Essential Tools for Monitoring Economic Indicators
To effectively track and analyze economic indicators, consider using these tools:
- Economic Calendars: Tools that display upcoming economic data releases with expected impact levels
- Data Dashboards: Platforms that aggregate and visualize multiple economic indicators
- Historical Databases: Resources that provide historical context for current economic data
- Consensus Forecasts: Tools that show market expectations for upcoming data releases
- Real-Time News Feeds: Services that provide immediate updates on economic data releases
Common Mistakes to Avoid
When using economic indicators for trading, be aware of these common pitfalls:
- Chasing Data: Reacting to every economic release without considering overall market context
- Ignoring Revisions: Focusing only on initial releases while missing important revisions
- Overcomplicating Analysis: Using too many indicators, leading to analysis paralysis
- Misunderstanding Relationships: Assuming that historical relationships between indicators and markets will always hold
- Neglecting Risk Management: Taking oversized positions around economic releases
Conclusion
Economic indicators are powerful tools for traders and investors seeking to understand market dynamics and make informed decisions. By monitoring key indicators, understanding their implications, and incorporating them into a comprehensive trading strategy, you can gain valuable insights into market direction and potential opportunities.

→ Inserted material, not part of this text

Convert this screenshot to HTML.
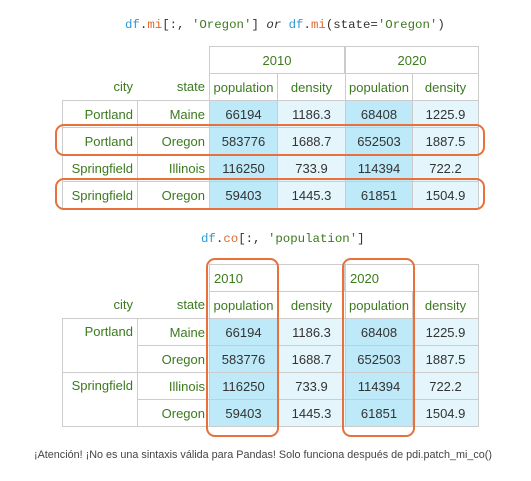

Remember that economic indicators should be used in conjunction with other analysis methods, including technical analysis and market sentiment indicators. Successful trading requires a holistic approach that considers multiple factors and maintains disciplined risk management.
As you continue to develop your understanding of economic indicators, focus on a core set of metrics that are most relevant to your trading style and markets. With practice and experience, you'll develop a better intuition for how economic data impacts markets and how to use this information to your advantage.